In a book I found the following statement:
Let $\varphi(x)$ and $\psi(x)$ be square integrable, then $|\varphi \psi| \leq \frac{1}{2} |\varphi^2 + \psi^2|$. This implies, that every square integrabe function is absolutely integrable. To see this, let $\psi(x) = 1$
Now, I tried to proof the second sentence, and I'm not really sure that I did it correct.

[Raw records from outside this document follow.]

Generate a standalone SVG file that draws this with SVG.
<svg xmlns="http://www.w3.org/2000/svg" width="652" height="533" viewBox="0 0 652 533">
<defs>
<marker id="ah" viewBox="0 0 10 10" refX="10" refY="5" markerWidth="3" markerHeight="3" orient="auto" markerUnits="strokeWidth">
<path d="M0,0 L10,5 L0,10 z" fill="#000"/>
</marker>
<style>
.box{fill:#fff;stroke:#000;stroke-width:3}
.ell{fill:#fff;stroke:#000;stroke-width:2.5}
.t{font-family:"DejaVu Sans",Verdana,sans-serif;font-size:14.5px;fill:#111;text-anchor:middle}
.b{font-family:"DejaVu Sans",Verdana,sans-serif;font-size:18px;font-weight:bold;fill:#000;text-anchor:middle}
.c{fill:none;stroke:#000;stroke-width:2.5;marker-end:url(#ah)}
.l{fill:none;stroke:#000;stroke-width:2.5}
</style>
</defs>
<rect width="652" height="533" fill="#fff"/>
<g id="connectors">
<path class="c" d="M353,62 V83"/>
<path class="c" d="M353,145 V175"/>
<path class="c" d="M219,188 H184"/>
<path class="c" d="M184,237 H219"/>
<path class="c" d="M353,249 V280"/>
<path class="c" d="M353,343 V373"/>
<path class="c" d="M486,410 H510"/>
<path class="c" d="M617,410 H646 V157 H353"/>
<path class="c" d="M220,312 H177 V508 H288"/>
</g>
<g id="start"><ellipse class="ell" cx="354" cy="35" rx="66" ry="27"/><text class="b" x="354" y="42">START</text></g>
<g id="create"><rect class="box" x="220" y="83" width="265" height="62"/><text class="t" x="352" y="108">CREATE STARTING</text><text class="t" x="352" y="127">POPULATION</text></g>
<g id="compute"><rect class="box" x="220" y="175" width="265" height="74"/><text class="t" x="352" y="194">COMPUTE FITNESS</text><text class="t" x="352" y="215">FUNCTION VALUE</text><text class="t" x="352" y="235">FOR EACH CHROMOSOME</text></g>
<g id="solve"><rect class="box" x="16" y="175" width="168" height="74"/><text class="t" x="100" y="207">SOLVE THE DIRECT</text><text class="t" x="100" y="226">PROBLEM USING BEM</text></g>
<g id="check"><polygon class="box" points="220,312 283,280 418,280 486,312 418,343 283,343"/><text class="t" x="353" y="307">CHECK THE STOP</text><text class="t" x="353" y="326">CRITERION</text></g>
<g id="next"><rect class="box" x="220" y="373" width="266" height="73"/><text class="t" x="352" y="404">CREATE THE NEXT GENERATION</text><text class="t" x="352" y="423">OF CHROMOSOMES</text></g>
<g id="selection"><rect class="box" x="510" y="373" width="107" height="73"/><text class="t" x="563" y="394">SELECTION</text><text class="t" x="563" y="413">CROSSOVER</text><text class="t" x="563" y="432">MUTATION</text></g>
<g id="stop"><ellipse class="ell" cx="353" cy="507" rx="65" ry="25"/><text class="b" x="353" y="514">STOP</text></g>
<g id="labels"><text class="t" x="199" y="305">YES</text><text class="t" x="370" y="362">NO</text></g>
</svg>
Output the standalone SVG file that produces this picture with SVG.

Let $\varphi \in L_{2 \pi}^2$. Then we know that
\begin{align} \frac{1}{2\pi} \int_{0}^{2\pi} |\varphi(x)|^2 dx < \infty \end{align}
Let $\psi(x) = 1$, then (by the inequality mentioned above)
$$|\varphi| \leq \frac{1}{2} (\varphi^2 + 1) $$
Thus
$$\frac{1}{2 \pi} \int_{0}^{2 \pi} |\varphi(x)|dx \leq \frac{1}{2 \pi}\int_{0}^{2 \pi} (\varphi(x)^2 + 1) dx= \frac{1}{2 \pi}\int_{0}^{2 \pi} \varphi(x)^2dx + \frac{1}{2 \pi}\int_{0}^{2 \pi} dx < \infty$$
Is this correct? Thank you!
P.S. where does $|\varphi \psi| \leq 0.5 | \varphi^2 + \psi^2|$ come from?